As age slowed her pace, she was keen to contribute more to her life with us especially in the kitchen. She cared for her two granddaughters but she was keen to make a mark that would one day empower me to talk of “mother’s cooking.” She sure tried!

One night while we were out at a party, she put our children to bed and came into the kitchen to boil water. She turned on the gas, placed the vessel with water on the fire and went back to complete the last few words in the daily crossword. Sometime later, when we entered the house and passed the kitchen door there was a bright glowing object on the gas burner – the water had boiled, evaporated and the steel vessel stood out like an object from out of space!

There were no damages and we never spoke about the object from out of space ever again.

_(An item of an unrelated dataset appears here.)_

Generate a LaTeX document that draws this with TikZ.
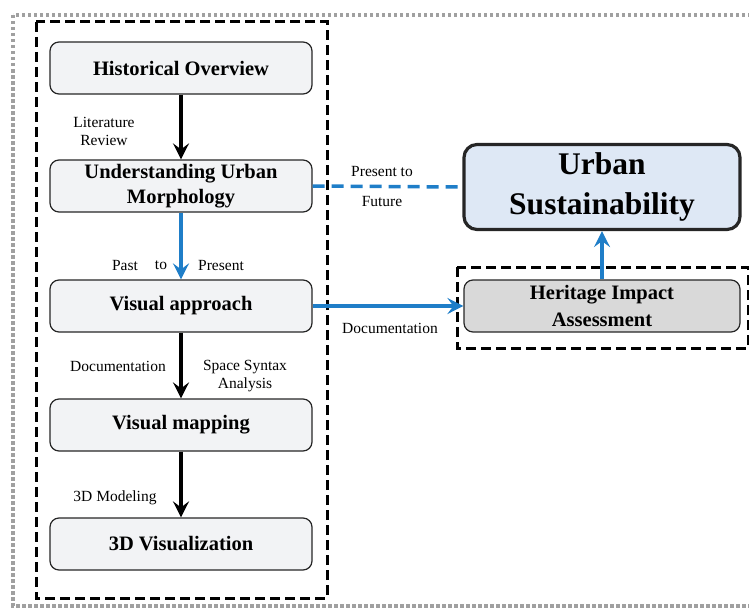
\documentclass[tikz,border=0pt]{standalone}
\usepackage{fontspec}
\setmainfont{Liberation Serif}
\usetikzlibrary{positioning,arrows.meta}
\definecolor{flowblue}{RGB}{31,126,200}
\definecolor{boxgrey}{RGB}{242,243,245}
\definecolor{sustblue}{RGB}{222,232,245}
\definecolor{hiagrey}{RGB}{217,217,217}
\definecolor{framegrey}{RGB}{160,160,160}

\tikzset{
  stepbox/.style={draw=black!85, line width=1.2pt, rounded corners=9pt, fill=boxgrey,
    minimum width=262pt, minimum height=52pt, align=center,
    font=\fontsize{20.5}{25}\selectfont\bfseries},
  steplabel/.style={inner sep=0pt, align=center, font=\fontsize{15.5}{18}\selectfont},
  blackarrow/.style={-{Stealth[length=16pt,width=16pt,inset=6pt]}, line width=3.2pt},
  bluearrow/.style={blackarrow, draw=flowblue, fill=flowblue, line width=3.2pt},
  groupbox/.style={line width=3pt, dash pattern=on 10pt off 5pt},
}

\begin{document}
\begin{tikzpicture}[x=1pt,y=-1pt]
% Basic parameters
\def\colx{181}
\def\rightx{602}

\useasboundingbox (0,0) rectangle (749,610);

% Outer dotted frame and group boxes
\draw[framegrey, line width=3.5pt, dash pattern=on 3.5pt off 2.5pt] (13,15) rectangle (760,606);
\draw[groupbox] (36,22) rectangle (327,598);
\draw[groupbox] (457,267) rectangle (748,348);

% Left column
\node[stepbox] (hist)   at (\colx, 68)  {Historical Overview};
\node[stepbox] (morph)  at (\colx, 186) {Understanding Urban\\Morphology};
\node[stepbox] (visual) at (\colx, 306) {Visual approach};
\node[stepbox] (vmap)   at (\colx, 425) {Visual mapping};
\node[stepbox] (viz)    at (\colx, 544) {3D Visualization};

% Right column
\node[stepbox, minimum width=276pt, minimum height=85pt, line width=3.2pt, rounded corners=13pt,
      fill=sustblue, font=\fontsize{31.5}{40}\selectfont\bfseries] (sust) at (\rightx, 187) {Urban\\Sustainability};
\node[stepbox, minimum width=276pt, fill=hiagrey, font=\fontsize{20.5}{27}\selectfont\bfseries] (hia) at (\rightx, 306) {Heritage Impact\\Assessment};

% Connectors
\draw[blackarrow] (hist) -- (morph);
\draw[bluearrow] (morph) -- (visual);
\draw[blackarrow] (visual) -- (vmap);
\draw[blackarrow] (vmap) -- (viz);
\draw[flowblue, line width=3.5pt, dash pattern=on 12pt off 7pt] (morph.east) -- (sust.west);
\draw[bluearrow] (visual.east) -- (hia.west);
\draw[bluearrow] (hia) -- (sust);

% Labels
\node[steplabel] (litrev) at (104,131) {Literature\\Review};
\node[steplabel] (past)   at (125,265) {Past};
\node[steplabel] (to)     at (161,265) {to};
\node[steplabel] (pres)   at (221,265) {Present};
\node[steplabel] (docl)   at (118,366) {Documentation};
\node[steplabel] (ssa)    at (245,376) {Space Syntax\\Analysis};
\node[steplabel] (model)  at (115,498) {3D Modeling};
\node[steplabel, font=\fontsize{15.5}{30}\selectfont] (future) at (382,186) {Present to\\Future};
\node[steplabel] (docr)   at (390,328) {Documentation};
\end{tikzpicture}
\end{document}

Life continued as before. As our girls grew up, she took them to school, read to them from the Panchatantra, taught them Sanskrit slokas and did everything grandmothers love to do. Every now and then between stories or homework she paused to ask if they could see what in her mind was the bigger picture.  Did they know what they wanted to be when they grew up?

That was my mother’s cooking – She believed that women can dream of a life beyond cinnamon and cassia, outsource cooking when necessary and focus on standing on their own two legs. She knew her granddaughters were still too young to take a call but that was reason enough to work hard to prepare the ground and opt for early sowing.